In the U.S. things are different. The drafters of the U.S. Constitution, haunted by fresh memories of religious intolerance, were uncomfortable with the idea of governmental control of expression, whether political or religious. Thus, the First Amendment protects, among other types of expression, speech that might offend particular groups.

The only exception is when hateful speech constitutes a direct threat. The creators of the Nuremberg Files, an anti-abortion website, for instance, claimed that their site, which featured a list of names and addresses of physicians (the names of those who were killed by anti-abortion zealots had a line struck through them), was entitled to free speech protections. Nevertheless, in 2002, the Ninth Circuit Court of Appeals ruled that the website’s contents constituted illegal threats, not free speech.

Most initiatives to repress “hateful” or “offensive” material in the United States do not call for the wholesale withdrawal of First Amendment protections.
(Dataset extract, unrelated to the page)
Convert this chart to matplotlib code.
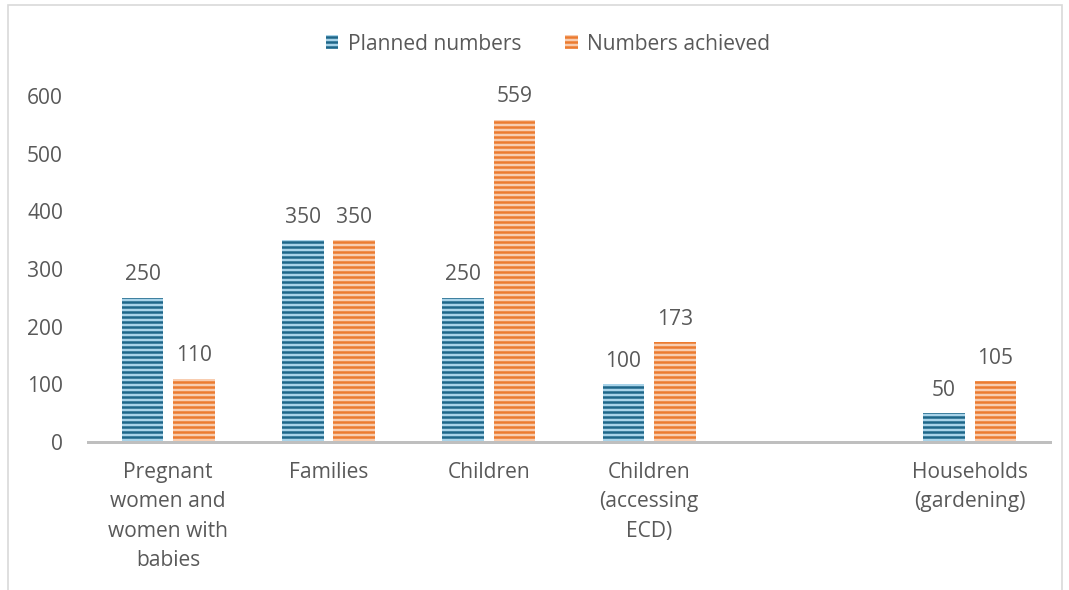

Instead, they demand respect and sensitivity to the feelings of religious, racial or ethnic groups, among others. Calls to remove books from curricula and school libraries because of offensive words happen almost daily. Bias and sensitivity reviews are routine in the production of textbooks as well as in standardized testing.

However, censoring disturbing or even offensive speech, especially in art and literature, often violates not only the intentions or spirit of the speaker or writer, but suggests a perhaps willful lack of understanding of language itself: the ambiguity of words and images, as well as the role of context in determining meaning. What some view as an assault on religious symbols or historical sacred cows, others regard as a criticism of the commercial uses of faith, a multicultural expansion of religious iconology, or an inquiry into how consumer society deals with the traumas of the past. Some words and images may hurt—no matter how they are used—because they are deeply rooted in the scars and unhealed wounds of history and social discord. Banning them, unfortunately, is not likely to erase the pain of historical reality.